Startup community stakeholders think opportunity zones in some of Kansas City’s poorest areas could work, but only with collaboration between the government and private sector.
A number of low-income communities in Kansas City are eligible for designation as opportunity zones — areas in which investors may defer paying capital gains taxes over a certain period of time on business activities. (Click here to see a map of Kansas City, Missouri’s proposed zones.)
The Midtown area, for example, could see a higher density of startups on street corners if included in the opportunity zone, said Eze Redwood, co-founder and chief executive officer of Twenty30 CEO.
“Anything that makes it easier or more beneficial for a culture shift or change within the investor community in Kansas City is going to be helpful,” Redwood said.
Kansas City’s startup community is “pushing a bit uphill” because investors aren’t necessarily as comfortable with investing in areas of lower growth, he added.
“We are at the point where we have to, from a local government perspective, try some things that are different and new to facilitate the development of our entrepreneurship community,” Redwood said.
A thoughtful path forward
Kansas City, Missouri, listed 54 census tract “clusters” in low-income communities for opportunity zone designation in a proposal submitted March 2 to Gov. Eric Greitens’ office. The clusters, in priority order, were the Blue Valley Industrial Area, Central City, the Paseo Gateway, Swope Park and the Northland.
A key focus is the Blue Valley Industrial Area, and within it the industrial space immediately south of the Missouri River, according to the proposal.
“It’s just waiting for more reinvestment in terms of industrial factories, companies that can take on lots of jobs,” said Laura Swinford, director of communications for Mayor Sly James’ office. “It used to be more heavily industrial in terms of folks actually being there and having more existing and functioning structures. A lot of that is vacant and waiting to be redeveloped.”
“How do you utilize governmental programs, economic incentives, tax abatements, things like this, on the east side of our town? And how can they be effective as a tool for sparking investment and economic revitalization?” Rigby asked. “What I’ve seen is there’s been a real challenge getting people to utilize those tools in areas where economic incentives are needed most, but I also believe that there’s a reason for that.”

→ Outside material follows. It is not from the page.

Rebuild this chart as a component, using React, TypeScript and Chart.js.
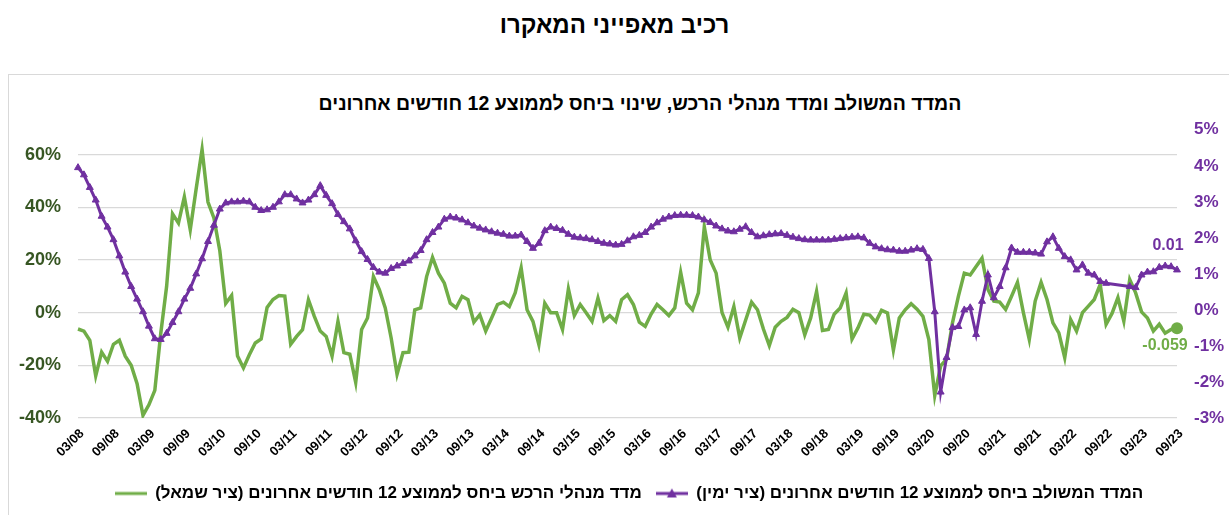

For example, Rigby said, no one was developing the downtown district 20 years ago; and no one was developing in the neighborhoods between Troost Avenue and Oak Street along 63rd five years ago.
“I think it’s a matter of [taking] a careful, thoughtful path toward the areas that you want to revitalize, and you cannot make them islands,” Rigby added, citing the jazz district as one example of isolation.
It’s a great idea to point economic development dollars to lower income tax areas, he said.
“But you can’t just do it willy-nilly; it’s got to be with an overall plan,” Rigby said.
Will it work?
Opportunity zones are indeed an example of the country’s overall strategy to bring capital into distressed communities, said Ruben Alonso III, president of KC-based nonprofit AltCap. But how such programs directly benefit small businesses or real estate projects is unknown, he added.
“The big question is: Is this program going to be attractive to investors?” he said. “The whole basis of the program is providing this tax deferral on capital gains, and I think it remains to be seen how attractive that’s going to be here to folks with capital gains.”
And the tax deferrals are not limited to real estate transactions; investors can have taxes deferred on any capital gains, such as selling stock, a point of interest to Alonso.
“I think it opens the door to more potential investors,” he said.
Redwood said he “definitely” thinks the opportunity zones could have an impact for the startup community.
“It will create enough benefit for investors to feel more comfortable with the potential risk that they could be taking on,” he said.
Once designated, opportunity zones will only be effective if entrepreneurs and investors take action, Alonso said.
“Is it going to be something that people want to participate in? Is it going to be a burden or just too bureaucratic to attract investors and to translate those investments into businesses or real estate projects?” Alonso asked. “But it definitely creates another source of capital, potentially, for investments.
“AltCap is very experienced in supporting other programs or other capital sources that we have, and those are always needed in economically distressed communities. There’s just not enough capital to support business investments or a real estate projects in the areas that we try to deploy capital.”
State governors have until March 21 to nominate opportunity zones. Designed to drive capital into low-income communities, opportunity zones are part of the Tax Cuts and Jobs Act of 2017, which became law Dec. 22, 2017. Opportunity zones must be economically disadvantaged to be eligible, according to the Community Development Financial Institutions Fund.
But, although opportunity zones are written into law, “there’s probably less understanding on the end user side of it,” Alonso said. In other words, the law lacks specifics on implementation and logistics.
“Even stakeholders who are going to be potentially positioned to help administer the program just don’t have enough information,” Alonso said. “Not enough guidelines or guidance has been provided by the [U.S. Department of the] Treasury around how this program will be implemented.
“Right now, I think most folks are just still kind of waiting to see what this is really going to look like in practice.”